All the while that wretched, deluded dream of a higher education. Higher and higher still. An art school education. A place where I could be more than I should be. That academic, liberal, conceptual life I had dreamed of since I was little. That place I had moved towards and felt as if I knew and belonged to.
But oh ... would that I had ripped my eyes out when I saw that sore sight! For when I finally arrived nearly two decades later with debts and defects so deep I could barely stand and eyes so accustomed to looking down I could seldom see - there stood in front of me, as if cemented in raw granite rocks, an edge of even more white men.
And the women that were there and even the blacks like me stood at the gate and to my dismay gave metaphorically those same hand jobs and blow jobs and smiled, even laughed with those same white men.
It was at this moment that I felt everything I had ever done was for naught. That I had been bamboozled. That this Goldsmiths dream I had dreamt was truly a dream - a nightmare from which I could not awake.

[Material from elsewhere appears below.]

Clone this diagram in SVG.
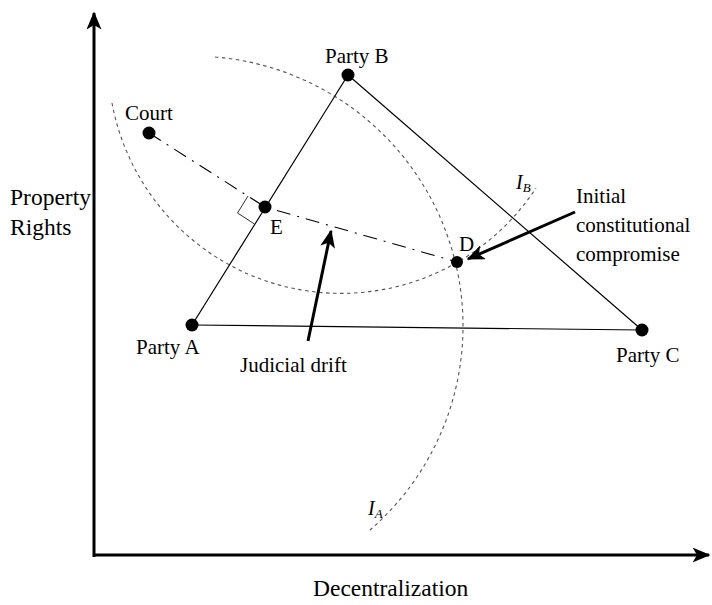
<svg xmlns="http://www.w3.org/2000/svg" width="712" height="605" viewBox="0 0 712 605">
<style>
text{font-family:"Liberation Serif","Times New Roman",serif;fill:#000}
.lbl{font-size:21px}
.ax{font-size:23.5px}
.tri{stroke:#000;stroke-width:1.2;fill:none}
.dot{fill:#000}
.ic{stroke:#555;stroke-width:1.1;fill:none;stroke-dasharray:3.5,3.5}
.dd{stroke:#000;stroke-width:1.1;fill:none;stroke-dasharray:14,7,2,7}
.thick{stroke:#000;stroke-width:3;fill:none}
.iv{font-size:20px;font-style:italic}
.sub{font-size:13px;font-style:italic}
</style>
<defs>
<marker id="ah" viewBox="0 0 12 10" refX="11" refY="5" markerWidth="6" markerHeight="5" orient="auto" markerUnits="strokeWidth">
<path d="M0,0 L12,5 L0,10 L3,5 z" fill="#000"/>
</marker>
</defs>
<g id="axes">
<line class="thick" x1="94" y1="557" x2="94" y2="13" marker-end="url(#ah)"/>
<line class="thick" x1="93" y1="555" x2="709" y2="555" marker-end="url(#ah)"/>
<text class="ax" x="10" y="205">Property</text>
<text class="ax" x="10" y="235">Rights</text>
<text class="ax" x="313" y="596">Decentralization</text>
</g>
<g id="curves">
<path class="ic" d="M215,57 A270,270 0 0 1 370,530"/>
<path class="ic" d="M112,103 A233,233 0 0 0 536,188"/>
<text class="iv" x="368" y="515">I<tspan class="sub" dy="3">A</tspan></text>
<text class="iv" x="516" y="189">I<tspan class="sub" dy="3">B</tspan></text>
</g>
<g id="connectors">
<line class="tri" x1="192" y1="325" x2="348" y2="75"/>
<line class="tri" x1="348" y1="75" x2="642" y2="330"/>
<line class="tri" x1="192" y1="325" x2="642" y2="330"/>
<polyline class="dd" points="149,133 265,207 457,262"/>
<path d="M248,196 L237.5,213 L254.5,224" stroke="#333" stroke-width="1" fill="none"/>
<line class="thick" x1="308" y1="341" x2="331" y2="231" marker-end="url(#ah)"/>
<line class="thick" x1="575" y1="212" x2="468" y2="259" marker-end="url(#ah)"/>
</g>
<g id="partyA"><circle class="dot" cx="192" cy="325" r="6.5"/><text class="lbl" x="136" y="354">Party A</text></g>
<g id="partyB"><circle class="dot" cx="348" cy="75" r="6.5"/><text class="lbl" x="325" y="63">Party B</text></g>
<g id="partyC"><circle class="dot" cx="642" cy="330" r="6.5"/><text class="lbl" x="616" y="362">Party C</text></g>
<g id="court"><circle class="dot" cx="149" cy="133" r="6.5"/><text class="lbl" x="125" y="120">Court</text></g>
<g id="E"><circle class="dot" cx="265" cy="207" r="6.5"/><text class="lbl" x="270" y="234">E</text></g>
<g id="D"><circle class="dot" cx="457" cy="262" r="6"/><text class="lbl" x="459" y="251">D</text></g>
<g id="judicial"><text class="lbl" x="240" y="372">Judicial drift</text></g>
<g id="initial">
<text class="lbl" x="576" y="203">Initial</text>
<text class="lbl" x="576" y="232">constitutional</text>
<text class="lbl" x="576" y="261">compromise</text>
</g>
</svg>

I went to the lessons and I made the work but it was no use. I had wanted it too much. I had done too much; lost too much. Had too much faith I suppose, in myself and in art. And Goldsmiths itself had no inkling of this muchness, nor an inclination.
This remissness revealed to me the actual nature of the institution, which is the reverse of muchness. That the art world itself was a shallow bath of financially driven interactions and that Goldsmiths had accepted my application solely because as an international student, I would then owe them over thirty-three thousand pounds for my two-year degree. I had lived my whole life working, fucking, sucking, saving for a mere transaction. A nightmarish transaction from which for the life of me, I could not awake.
But being awake in the sense that I still walked and talked, I resolved to continue my search for something better to believe in. I found some relief in Afrofuturism and Afropunk, partly because of the diminished likelihood of being surrounded yet again by those same white men.
But when I went to Paris I found myself disappointed still. Unmoved by the hipness and lack of muchness. It was muchness I longed for. The muchness I had been born out of. The muchness that had sent me away. The muchness that would bring me back. Too ... too loud; too angry; too ugly; too thick; too wet; too broken; too dangerous; too crazy; too ... too much.
At one point I stood outside awkwardly by myself, waiting, longing, leaning against an exposed brick wall. We were headed to the after-party and I was watching the bags when she came and stood next to me. Her red afro sizzled fiercely in the night light, seemingly getting hotter as she moved closer to me. Her melancholy caked in a gruesome gaiety that I recognized even before she wept her first witty word. She barely looked at me. But she spoke to me. And it moved me. And I awoke.